槐花开放大都在每年的四五月间,“槐林五月漾琼花,郁郁芬芳醉万家,春水碧波飘落处,浮香一路到天涯。”槐花盛开时很“震撼”,白天还只露出一点骨朵,一夜间一串串洁白的花瓣便缀满树枝,空气中立时弥漫着素雅的清香味,沁人心脾。
我以前住过的大院门口马路两旁曾栽过不少槐树,一到槐花怒放时,邻居们都喜欢拿着马扎、小凳坐在树下聊天说笑,孩子们也会围着槐树跑来跑去地打闹。喜欢尝鲜的顺手摘几朵含在嘴里慢慢品着滋味。

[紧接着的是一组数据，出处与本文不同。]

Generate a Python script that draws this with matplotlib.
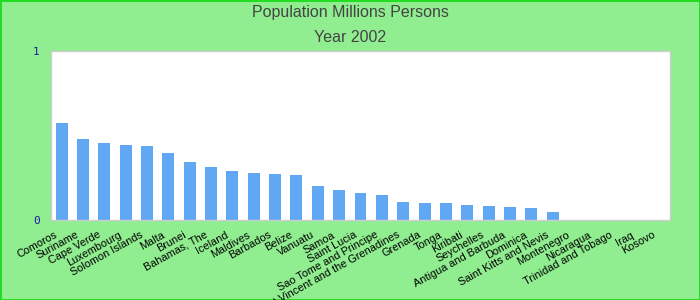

开始没有太多人去摘槐花,好像当时并不知道可以吃。后来不知道因何缘故,一到槐花开花时,许多人便拿着铁钩子去摘槐花。从马路上头到下头十几棵槐树,不长时间就被摘净了。有些人家是真的会吃,有的就是随大流,看人家摘自己也摘,至于摘了怎么吃,并不知道。我就曾经跟着别人摘过,摘了放在盆里也不知怎么处理,隔天就焉了,再隔天开始发烂了,只好丢掉。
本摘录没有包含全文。